#### [THE TASK]
Below are records that hold pictures; write out only the lines from their start through the line with "(hc) at (1103,56)", exactly, and drop the pictures.

#### [STORED ROWS]
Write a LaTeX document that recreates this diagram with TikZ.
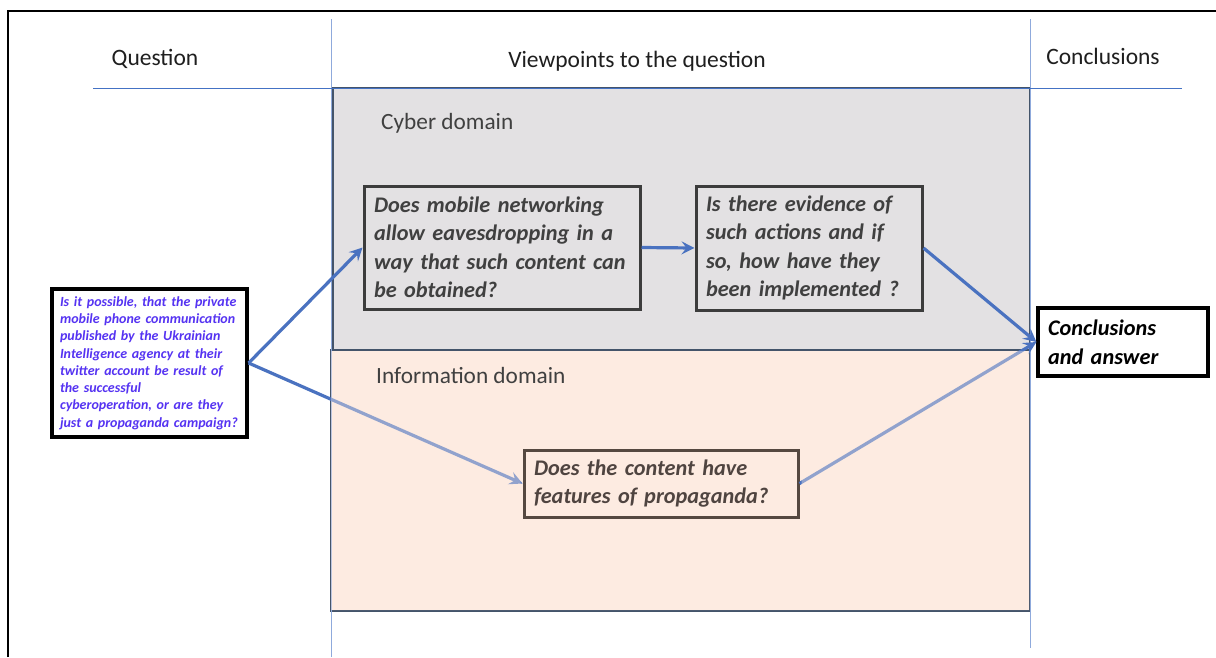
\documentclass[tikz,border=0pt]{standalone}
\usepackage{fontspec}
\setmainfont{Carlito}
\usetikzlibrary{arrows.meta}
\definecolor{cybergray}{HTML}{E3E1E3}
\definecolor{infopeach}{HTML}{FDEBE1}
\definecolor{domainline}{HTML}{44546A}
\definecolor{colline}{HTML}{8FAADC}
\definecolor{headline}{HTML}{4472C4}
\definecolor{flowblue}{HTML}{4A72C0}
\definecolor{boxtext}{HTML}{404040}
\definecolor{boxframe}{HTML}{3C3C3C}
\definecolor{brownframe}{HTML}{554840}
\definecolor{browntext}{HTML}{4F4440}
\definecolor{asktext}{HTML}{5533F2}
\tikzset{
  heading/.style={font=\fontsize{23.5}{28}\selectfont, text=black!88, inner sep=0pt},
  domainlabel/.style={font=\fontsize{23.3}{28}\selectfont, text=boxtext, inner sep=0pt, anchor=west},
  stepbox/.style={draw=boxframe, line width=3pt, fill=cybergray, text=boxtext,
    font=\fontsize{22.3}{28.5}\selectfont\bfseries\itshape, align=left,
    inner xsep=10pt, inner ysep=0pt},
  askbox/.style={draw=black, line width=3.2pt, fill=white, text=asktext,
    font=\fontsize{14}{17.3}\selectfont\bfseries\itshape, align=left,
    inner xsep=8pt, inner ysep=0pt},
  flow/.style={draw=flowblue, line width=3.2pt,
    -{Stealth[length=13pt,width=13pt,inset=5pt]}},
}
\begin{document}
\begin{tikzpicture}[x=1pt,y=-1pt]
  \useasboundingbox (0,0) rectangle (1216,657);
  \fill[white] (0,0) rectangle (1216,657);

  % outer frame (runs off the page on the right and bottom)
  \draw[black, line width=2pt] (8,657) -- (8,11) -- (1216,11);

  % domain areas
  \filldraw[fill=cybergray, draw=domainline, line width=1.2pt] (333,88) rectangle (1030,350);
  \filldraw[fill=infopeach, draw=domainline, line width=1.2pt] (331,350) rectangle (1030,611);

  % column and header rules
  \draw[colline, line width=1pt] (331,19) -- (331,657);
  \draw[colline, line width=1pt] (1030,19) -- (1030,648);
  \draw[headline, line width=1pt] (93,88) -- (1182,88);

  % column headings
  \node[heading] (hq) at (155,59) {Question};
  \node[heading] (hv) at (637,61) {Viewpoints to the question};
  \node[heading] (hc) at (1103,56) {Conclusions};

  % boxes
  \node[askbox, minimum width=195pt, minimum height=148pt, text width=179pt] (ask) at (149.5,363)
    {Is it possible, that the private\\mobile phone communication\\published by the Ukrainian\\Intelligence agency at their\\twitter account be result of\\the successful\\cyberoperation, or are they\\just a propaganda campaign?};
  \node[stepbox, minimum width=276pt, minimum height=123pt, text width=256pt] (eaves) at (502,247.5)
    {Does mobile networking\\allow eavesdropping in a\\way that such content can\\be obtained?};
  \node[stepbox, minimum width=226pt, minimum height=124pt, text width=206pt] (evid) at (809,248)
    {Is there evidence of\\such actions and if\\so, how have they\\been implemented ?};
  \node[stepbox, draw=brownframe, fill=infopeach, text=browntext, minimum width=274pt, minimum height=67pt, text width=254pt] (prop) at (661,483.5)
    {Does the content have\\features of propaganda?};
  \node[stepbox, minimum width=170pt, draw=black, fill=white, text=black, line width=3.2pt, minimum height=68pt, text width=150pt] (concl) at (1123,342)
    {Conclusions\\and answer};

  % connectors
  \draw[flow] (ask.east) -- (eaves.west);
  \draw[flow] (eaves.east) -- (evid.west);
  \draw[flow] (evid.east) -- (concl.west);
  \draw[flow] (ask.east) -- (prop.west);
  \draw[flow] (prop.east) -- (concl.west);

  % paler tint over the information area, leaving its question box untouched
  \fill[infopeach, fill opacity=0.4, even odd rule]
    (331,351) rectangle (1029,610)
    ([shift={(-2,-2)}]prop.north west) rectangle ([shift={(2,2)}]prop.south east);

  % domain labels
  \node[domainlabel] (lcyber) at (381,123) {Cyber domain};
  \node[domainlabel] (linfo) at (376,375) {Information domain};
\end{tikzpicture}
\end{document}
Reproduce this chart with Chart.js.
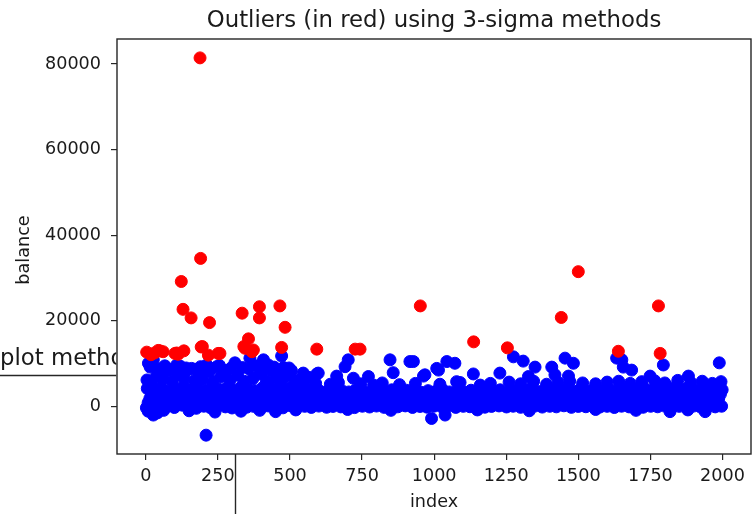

#### [WRITTEN SOLUTION]
Write a LaTeX document that recreates this diagram with TikZ.
\documentclass[tikz,border=0pt]{standalone}
\usepackage{fontspec}
\setmainfont{Carlito}
\usetikzlibrary{arrows.meta}
\definecolor{cybergray}{HTML}{E3E1E3}
\definecolor{infopeach}{HTML}{FDEBE1}
\definecolor{domainline}{HTML}{44546A}
\definecolor{colline}{HTML}{8FAADC}
\definecolor{headline}{HTML}{4472C4}
\definecolor{flowblue}{HTML}{4A72C0}
\definecolor{boxtext}{HTML}{404040}
\definecolor{boxframe}{HTML}{3C3C3C}
\definecolor{brownframe}{HTML}{554840}
\definecolor{browntext}{HTML}{4F4440}
\definecolor{asktext}{HTML}{5533F2}
\tikzset{
  heading/.style={font=\fontsize{23.5}{28}\selectfont, text=black!88, inner sep=0pt},
  domainlabel/.style={font=\fontsize{23.3}{28}\selectfont, text=boxtext, inner sep=0pt, anchor=west},
  stepbox/.style={draw=boxframe, line width=3pt, fill=cybergray, text=boxtext,
    font=\fontsize{22.3}{28.5}\selectfont\bfseries\itshape, align=left,
    inner xsep=10pt, inner ysep=0pt},
  askbox/.style={draw=black, line width=3.2pt, fill=white, text=asktext,
    font=\fontsize{14}{17.3}\selectfont\bfseries\itshape, align=left,
    inner xsep=8pt, inner ysep=0pt},
  flow/.style={draw=flowblue, line width=3.2pt,
    -{Stealth[length=13pt,width=13pt,inset=5pt]}},
}
\begin{document}
\begin{tikzpicture}[x=1pt,y=-1pt]
  \useasboundingbox (0,0) rectangle (1216,657);
  \fill[white] (0,0) rectangle (1216,657);

  % outer frame (runs off the page on the right and bottom)
  \draw[black, line width=2pt] (8,657) -- (8,11) -- (1216,11);

  % domain areas
  \filldraw[fill=cybergray, draw=domainline, line width=1.2pt] (333,88) rectangle (1030,350);
  \filldraw[fill=infopeach, draw=domainline, line width=1.2pt] (331,350) rectangle (1030,611);

  % column and header rules
  \draw[colline, line width=1pt] (331,19) -- (331,657);
  \draw[colline, line width=1pt] (1030,19) -- (1030,648);
  \draw[headline, line width=1pt] (93,88) -- (1182,88);

  % column headings
  \node[heading] (hq) at (155,59) {Question};
  \node[heading] (hv) at (637,61) {Viewpoints to the question};
  \node[heading] (hc) at (1103,56) {Conclusions};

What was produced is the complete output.